◆ WRITTEN EXERCISE:
Write out, word for word, every line from the first one through the line that holds "6.59, 11.9, 21.1, 26.3]", and nothing else; skip the pictures.

◆ INFORMATION SHOWN:

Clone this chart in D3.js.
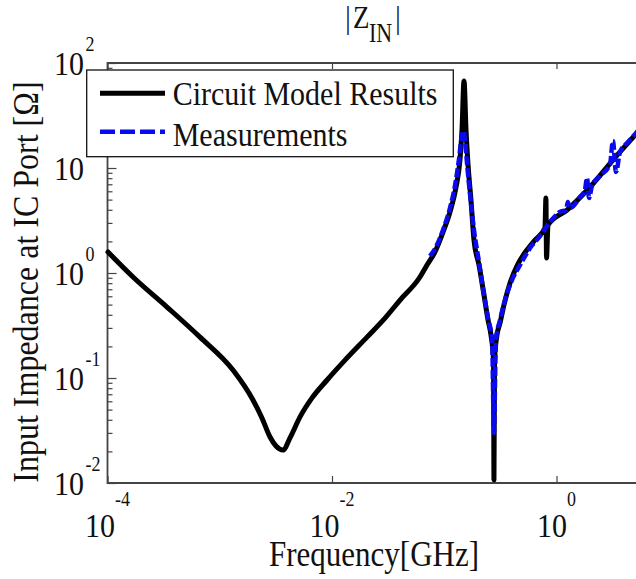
<!DOCTYPE html>
<html>
<head>
<meta charset="utf-8">
<script src="https://cdn.jsdelivr.net/npm/d3@7"></script>
<style>
    body { margin: 0; background: #fff; }
    svg { display: block; }
    text { font-family: "Liberation Serif", "Times New Roman", serif; fill: #111; }
</style>
</head>
<body>
<div id="chart"></div>
<script>
// circuit model |Zin| (GHz, ohm)
const modelFreq = [1.01e-4, 1.687e-4, 3.39e-4, 6.67e-4, 1.312e-3, 1.977e-3, 2.377e-3, 2.805e-3, 3.17e-3, 3.656e-3,
    4.227e-3, 5.19e-3, 6.64e-3, 9.04e-3, 0.01306, 0.0205, 0.02965, 0.0404, 0.0608, 0.0702,
    0.0826, 0.0975, 0.1125, 0.127, 0.138, 0.1439, 0.150, 0.1563, 0.163, 0.173,
    0.184, 0.204, 0.226, 0.2455, 0.2606, 0.2748, 0.2773, 0.2805, 0.295, 0.314,
    0.3404, 0.3855, 0.454, 0.546, 0.643, 0.789, 0.805, 0.815, 0.840, 1.24,
    1.99, 3.18, 5.11, 6.14]
const modelZ = [1.585, 0.916, 0.474, 0.245, 0.119, 0.0617, 0.0416, 0.0274, 0.0225, 0.0206,
    0.0269, 0.0426, 0.0646, 0.0957, 0.148, 0.245, 0.372, 0.553, 0.916, 1.191,
    1.585, 2.455, 3.81, 6.46, 11.9, 23.0, 67.5, 23.0, 10.7, 4.95,
    2.06, 1.19, 0.617, 0.357, 0.257, 0.148, 0.0107, 0.148, 0.257, 0.334,
    0.496, 0.803, 1.22, 1.66, 2.06, 2.69, 5.18, 1.39, 2.86, 3.98,
    6.59, 11.9, 21.1, 26.3]

// measured |Zin|
const measFreq = [0.0746, 0.0844, 0.0975, 0.1125, 0.125, 0.135, 0.144, 0.149, 0.153, 0.160,
    0.170, 0.184, 0.204, 0.226, 0.245, 0.267, 0.277, 0.289, 0.314, 0.348,
    0.402, 0.473, 0.581, 0.713, 0.875, 1.07, 1.22, 1.26, 1.32, 1.62,
    1.79, 1.87, 1.95, 2.07, 2.44, 3.00, 3.18, 3.39, 3.68, 4.34,
    5.11, 6.14]
const measZ = [1.45, 1.77, 2.57, 4.16, 6.89, 11.9, 20.6, 22.5, 18.5, 10.7,
    5.53, 2.57, 1.27, 0.617, 0.373, 0.230, 0.0299, 0.230, 0.357, 0.553,
    0.858, 1.19, 1.73, 2.25, 3.06, 3.81, 3.98, 4.74, 4.16, 5.30,
    6.17, 8.04, 5.18, 6.75, 8.39, 10.9, 18.1, 9.16, 14.2, 17.7,
    21.5, 27.4]

const xTicks = [1e-4, 1e-2, 1]
const xTickExps = ['-4', '-2', '0']
const yTicks = [1e-2, 1e-1, 1, 10, 100]
const yTickExps = ['-2', '-1', '0', '1', '2']
const legendLabels = ['Circuit Model Results', 'Measurements']
const titleMain = 'Z'
const titleSub = 'IN'
const xLabel = 'Frequency[GHz]'
const yLabel = 'Input Impedance at IC Port [\u03a9]'

const width = 636
const height = 579
const plot = { left: 107.5, right: 668.75, top: 63, bottom: 483 }

const x = d3.scaleLog().domain([1e-4, 10]).range([plot.left, plot.right])
const y = d3.scaleLog().domain([1e-2, 100]).range([plot.bottom, plot.top])

const svg = d3.select('#chart')
    .append('svg')
    .attr('width', width)
    .attr('height', height)
    .attr('xmlns', 'http://www.w3.org/2000/svg')

// text is drawn a little taller than the font's own shape
function addText(parent, str, tx, ty, size, anchor, sy, rot) {
    return parent.append('text')
        .attr('transform', `translate(${tx},${ty})` + (rot ? ` rotate(${rot})` : '') + ` scale(1,${sy})`)
        .attr('text-anchor', anchor)
        .style('font-size', size + 'px')
        .text(str)
}

// minor ticks on y
const yMinor = []
for (let e = -2; e < 2; e++) {
    for (let m = 2; m < 10; m++) yMinor.push(m * Math.pow(10, e))
}

const axisColor = '#444'

svg.append('g')
    .attr('transform', `translate(${plot.left},0)`)
    .call(d3.axisRight(y).tickValues(yMinor).tickSize(5).tickFormat(''))
svg.append('g')
    .attr('transform', `translate(${plot.left},0)`)
    .call(d3.axisRight(y).tickValues(yTicks).tickSize(9).tickFormat(''))
svg.append('g')
    .attr('transform', `translate(0,${plot.bottom})`)
    .call(d3.axisTop(x).tickValues(xTicks).tickSize(7).tickFormat(''))
svg.append('g')
    .attr('transform', `translate(0,${plot.top})`)
    .call(d3.axisBottom(x).tickValues(xTicks).tickSize(6).tickFormat(''))
svg.selectAll('.domain').remove()
svg.selectAll('.tick line').attr('stroke', axisColor).attr('stroke-width', 1.2)

// frame
svg.append('path')
    .attr('d', `M${plot.right},${plot.top}H${plot.left}V${plot.bottom}H${plot.right}`)
    .attr('fill', 'none')
    .attr('stroke', axisColor)
    .attr('stroke-width', 1.8)

const line = d3.line()
    .x(d => x(d[0]))
    .y(d => y(d[1]))
    .curve(d3.curveMonotoneX)

svg.append('path')
    .datum(d3.zip(modelFreq, modelZ))
    .attr('d', line)
    .attr('fill', 'none')
    .attr('stroke', '#000')
    .attr('stroke-width', 5)
    .attr('stroke-linejoin', 'round')
    .attr('stroke-linecap', 'round')

svg.append('path')
    .datum(d3.zip(measFreq, measZ))
    .attr('d', line)
    .attr('fill', 'none')
    .attr('stroke', '#0a0af0')
    .attr('stroke-width', 4.5)
    .attr('stroke-dasharray', '9,3')
    .attr('stroke-linejoin', 'round')

// y tick labels
yTicks.forEach((v, i) => {
    addText(svg, '10', 84, y(v) + 12, 30, 'end', 1.15)
    addText(svg, yTickExps[i], 85.5, y(v) - 12, 18, 'start', 1.15)
})

// x tick labels, base and exponent centred together on the tick
xTicks.forEach((v, i) => {
    const base = addText(svg, '10', 0, 537, 30, 'start', 1.12)
    const sup = addText(svg, xTickExps[i], 0, 506, 18, 'start', 1.12)
    const wb = base.node().getComputedTextLength()
    const ws = sup.node().getComputedTextLength()
    const x0 = x(v) - (wb + ws) / 2
    base.attr('transform', `translate(${x0},537) scale(1,1.12)`)
    sup.attr('transform', `translate(${x0 + wb},506) scale(1,1.12)`)
})

// legend
const lg = svg.append('g')
lg.append('rect')
    .attr('x', 86.7).attr('y', 70)
    .attr('width', 366.6).attr('height', 86.7)
    .attr('fill', '#fff')
    .attr('stroke', '#111')
    .attr('stroke-width', 1.3)
lg.append('line')
    .attr('x1', 100).attr('x2', 165).attr('y1', 93.3).attr('y2', 93.3)
    .attr('stroke', '#000').attr('stroke-width', 5)
lg.append('line')
    .attr('x1', 100).attr('x2', 165).attr('y1', 131.7).attr('y2', 131.7)
    .attr('stroke', '#0a0af0').attr('stroke-width', 4.5)
    .attr('stroke-dasharray', '15,5')
addText(lg, legendLabels[0], 172.7, 105, 30, 'start', 1.1)
addText(lg, legendLabels[1], 172.7, 145.7, 30, 'start', 1.1)

// title |Z_IN|
addText(svg, '|', 348, 28, 27, 'middle', 1.2)
addText(svg, titleMain, 353, 28, 27, 'start', 1.2)
addText(svg, titleSub, 369, 42, 22, 'start', 1.2)
addText(svg, '|', 398, 28, 27, 'middle', 1.2)

// axis titles
addText(svg, xLabel, 374, 566, 31, 'middle', 1.16)
addText(svg, yLabel, 38, 282, 32, 'middle', 1.12, -90)
</script>
</body>
</html>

◆ RESULT OF THE TASK:
Clone this chart in D3.js.
<!DOCTYPE html>
<html>
<head>
<meta charset="utf-8">
<script src="https://cdn.jsdelivr.net/npm/d3@7"></script>
<style>
    body { margin: 0; background: #fff; }
    svg { display: block; }
    text { font-family: "Liberation Serif", "Times New Roman", serif; fill: #111; }
</style>
</head>
<body>
<div id="chart"></div>
<script>
// circuit model |Zin| (GHz, ohm)
const modelFreq = [1.01e-4, 1.687e-4, 3.39e-4, 6.67e-4, 1.312e-3, 1.977e-3, 2.377e-3, 2.805e-3, 3.17e-3, 3.656e-3,
    4.227e-3, 5.19e-3, 6.64e-3, 9.04e-3, 0.01306, 0.0205, 0.02965, 0.0404, 0.0608, 0.0702,
    0.0826, 0.0975, 0.1125, 0.127, 0.138, 0.1439, 0.150, 0.1563, 0.163, 0.173,
    0.184, 0.204, 0.226, 0.2455, 0.2606, 0.2748, 0.2773, 0.2805, 0.295, 0.314,
    0.3404, 0.3855, 0.454, 0.546, 0.643, 0.789, 0.805, 0.815, 0.840, 1.24,
    1.99, 3.18, 5.11, 6.14]
const modelZ = [1.585, 0.916, 0.474, 0.245, 0.119, 0.0617, 0.0416, 0.0274, 0.0225, 0.0206,
    0.0269, 0.0426, 0.0646, 0.0957, 0.148, 0.245, 0.372, 0.553, 0.916, 1.191,
    1.585, 2.455, 3.81, 6.46, 11.9, 23.0, 67.5, 23.0, 10.7, 4.95,
    2.06, 1.19, 0.617, 0.357, 0.257, 0.148, 0.0107, 0.148, 0.257, 0.334,
    0.496, 0.803, 1.22, 1.66, 2.06, 2.69, 5.18, 1.39, 2.86, 3.98,
    6.59, 11.9, 21.1, 26.3]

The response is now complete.